[Set task] From the very first line of the data to the line containing "from matplotlib.ticker import", retype everything exactly, leaving the pictures behind.
>> BEGIN
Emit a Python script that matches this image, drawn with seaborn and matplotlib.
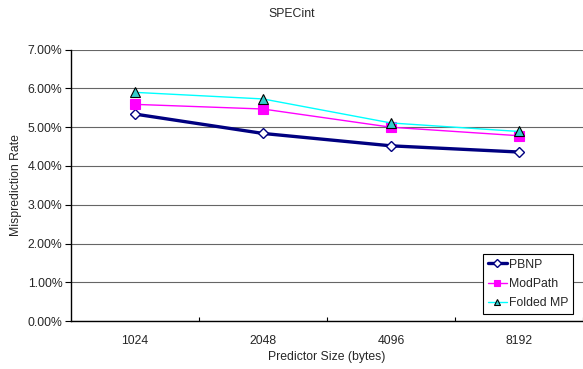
import matplotlib
matplotlib.use("Agg")
import matplotlib.pyplot as plt
import seaborn as sns
import pandas as pd
import numpy as np
from matplotlib.ticker import FuncFormatter, MultipleLocator

sizes = ["1024", "2048", "4096", "8192"]
pbnp = [5.34, 4.84, 4.52, 4.36]
modpath = [5.59, 5.47, 5.00, 4.78]
folded = [5.90, 5.73, 5.11, 4.89]
series_names = ["PBNP", "ModPath", "Folded MP"]

sns.set_theme(style="white")
plt.rcParams['font.family'] = ['Liberation Sans', 'DejaVu Sans']

rows = []
for name, vals in zip(series_names, [pbnp, modpath, folded]):
    for i, (s, v) in enumerate(zip(sizes, vals)):
        rows.append({"pos": i, "size": s, "rate": v, "series": name})
df = pd.DataFrame(rows)

FS = 8.8
fig = plt.figure(figsize=(5.83, 3.69), dpi=100)
ax = fig.add_axes([0.1213, 0.130, 0.879, 0.7353])

styles = {
    "PBNP": dict(color="#000080", lw=2.4, marker="D", ms=5, mfc="white", mec="#000080", mew=1.0),
    "ModPath": dict(color="#ff00ff", lw=1.0, marker="s", ms=6.5, mfc="#ff00ff", mec="#ff00ff", mew=0.8),
    "Folded MP": dict(color="#00ffff", lw=1.0, marker="^", ms=6.5, mfc="#33cccc", mec="black", mew=0.8),
}
for name in series_names:
    st = styles[name]
    sub = df[df.series == name]
    sns.lineplot(data=sub, x="pos", y="rate", ax=ax, color=st["color"], linewidth=st["lw"],
                 marker=st["marker"], markersize=st["ms"], markerfacecolor=st["mfc"],
                 markeredgecolor=st["mec"], markeredgewidth=st["mew"], label=name,
                 legend=False, zorder=3)

ax.set_xlim(-0.5, 3.5)
ax.set_ylim(0, 7)
ax.yaxis.set_major_locator(MultipleLocator(1))
ax.yaxis.set_major_formatter(FuncFormatter(lambda v, p: f"{v:.2f}%"))
ax.set_xticks(range(len(sizes)))
ax.set_xticklabels(sizes)
ax.set_xticks([0.5, 1.5, 2.5, 3.5], minor=True)
ax.grid(axis="y", color="#666666", linewidth=0.8)
ax.grid(axis="x", visible=False)
for sp in ["top", "right"]:
    ax.spines[sp].set_visible(False)
for sp in ["left", "bottom"]:
    ax.spines[sp].set_color("black")
    ax.spines[sp].set_linewidth(1.0)
ax.tick_params(axis="y", which="major", left=True, length=4, width=0.8, color="black",
               labelsize=FS, pad=2)
ax.tick_params(axis="x", which="major", bottom=False, labelsize=FS, pad=4)
ax.tick_params(axis="x", which="minor", bottom=True, direction="in", length=3, width=0.8, color="black")
ax.set_xlabel("Predictor Size (bytes)", fontsize=FS, labelpad=3)
ax.set_ylabel("Misprediction Rate", fontsize=FS, labelpad=4)
fig.text(0.4995, 0.963, "SPECint", ha="center", va="center", fontsize=FS)

handles, labels = ax.get_legend_handles_labels()
leg = fig.legend(handles, labels, loc="upper left", bbox_to_anchor=(0.828, 0.312),
                 fontsize=FS, frameon=True, fancybox=False, framealpha=1,
                 edgecolor="black", handlelength=1.6, handletextpad=0.15,
                 borderpad=0.4, labelspacing=0.6, borderaxespad=0, markerscale=0.75)
leg.get_frame().set_linewidth(0.8)

fig.savefig("out.png", dpi=100, facecolor="white")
>> END
[Task response]
Emit a Python script that matches this image, drawn with seaborn and matplotlib.
import matplotlib
matplotlib.use("Agg")
import matplotlib.pyplot as plt
import seaborn as sns
import pandas as pd
import numpy as np
from matplotlib.ticker import FuncFormatter, MultipleLocator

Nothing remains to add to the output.